Is it because I'm bald?"
With this sardonic introduction, the keynote address "Photography and Reality" took the New York audience of arts professionals at the College Arts Association Annual Meeting off on a convoluted journey through the mind of artist Duane Michals. Listeners were alternately horrified and rolling in the aisles with his rapid-fire, straight from the hip discourse imploring artists and educators to "teach amazement," to wake up and take conscious action.
Michals's address, clearly a stream-of-consciousness performance, ranged from the abrasive (requesting the lights on the audience "so he could see people to attack") to the absurd ("I'm being sued by the Catholic church. When I was an alter boy, I used to abuse priests.") His own work, quirky, edgy photo narratives, with poetic text scrawled along the edges, explores themes of personal history, family, sexuality and body image, with a surreal aura and a sensitivity which belies his crusty persona.

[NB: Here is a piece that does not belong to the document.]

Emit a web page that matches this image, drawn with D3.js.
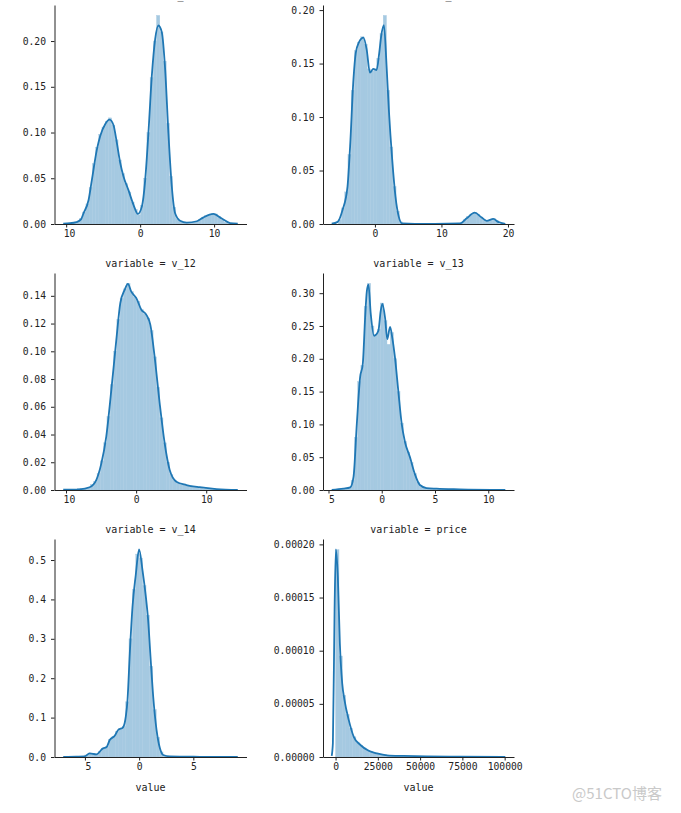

Just a few days before, I was flying on a plane from San Francisco to Kennedy airport. There I was, at 30,000 feet, not quite able to sleep. Vaguely aware, as we all are these days, that my United jet was a potential soaring weapon. On my way to the CAA conference in New York in search of. what? Community, inspiration, excitement? Connection to a larger art environment? Perhaps simply because every time I've gone to the CAA meeting something happens that seems to matter. I discover something about art, or about myself. Hear something so brilliant, so stupid, or so incredibly touching that it lodges in my brain and takes root, and slender tendrils of thoughts begin to spread like vines.
When I was just out of graduate school, one of my colleagues at UC Berkeley expressed the opinion that the CAA conference was a vaguely hostile environment for artists. The atmosphere of academia, with a not-so-subtle implication that the historians are the intellectuals in the crowd, remains, with the studio art wing falling in as rather strange bedfellows. The CAA publication "Art Journal," for example, is often a bizarre conglomeration of articles about, say, 15th century altar carvings, juxtaposed with musings about sadomasochistic piercing rituals or public performances of excretory functions from the art practice wing.
So I found myself, at 30,000 feet, having irreverent thoughts. Does art history still hold significance in a society seeming on the brink of collapse? As painting "died" years ago, and "fine art" is now in some circles an endangered species, evolved into a creature which prowls the jungle, haunting the farthest corners of exotic lands looking for a spark of connection to the real, performing pieces which exist solely in helping the needy, serving the poor, building parks, picking up trash. How does academic debate about the certainty of authorship of a Renaissance painting or the significance of ornamentation on a Gothic cathedral arch share a kinship with the kind of edgy, desperate work so prevalent today?
History in all fields is by its very nature an exercise in inclusion versus exclusion, the official version of an event or time as opposed to the actual experience of being there. For many, certainly for minorities and women, marginalized or simply invisible for so long, the relevance of textbook art history might seem minimal: the strength of our enthusiasm for a discipline which has essentially excluded us is brittle, and our ivory towers threaten to shatter under the weight of our resentment.
While revisionist history and changing instructional media are the norm in art history, in the areas of studio art and design, even more radical changes are afoot. While painting and drawing classes are certainly not going to disappear overnight, their eventual atrophy does not appear as remote a possibility as it once did. Artists emerging today address a different set of criteria for creating successful artwork. Jacki Apple, professor at the Art Center for Design, chaired the panel "Rethinking Pedagogy in the Arts: New Models for a Changing World." The design and art history professors on her panel shared a vision of art practice and its study as an area in which the ground has shifted dramatically.
Hannah Higgins, for example, teaches performance art in the art history department of the University of Illinois, Chicago. As Higgins, daughter of Fluxus artist Dick Higgins remarked, "We are primarily trained to think about art visually and socially." Thirty years after Fluxus performance artists redefined the experiential nature of art, we must realize viewing these works in a lecture hall on a projector screen robs them of their vitality. Higgins makes a strong argument for the study of performance art as performative, rather than observational.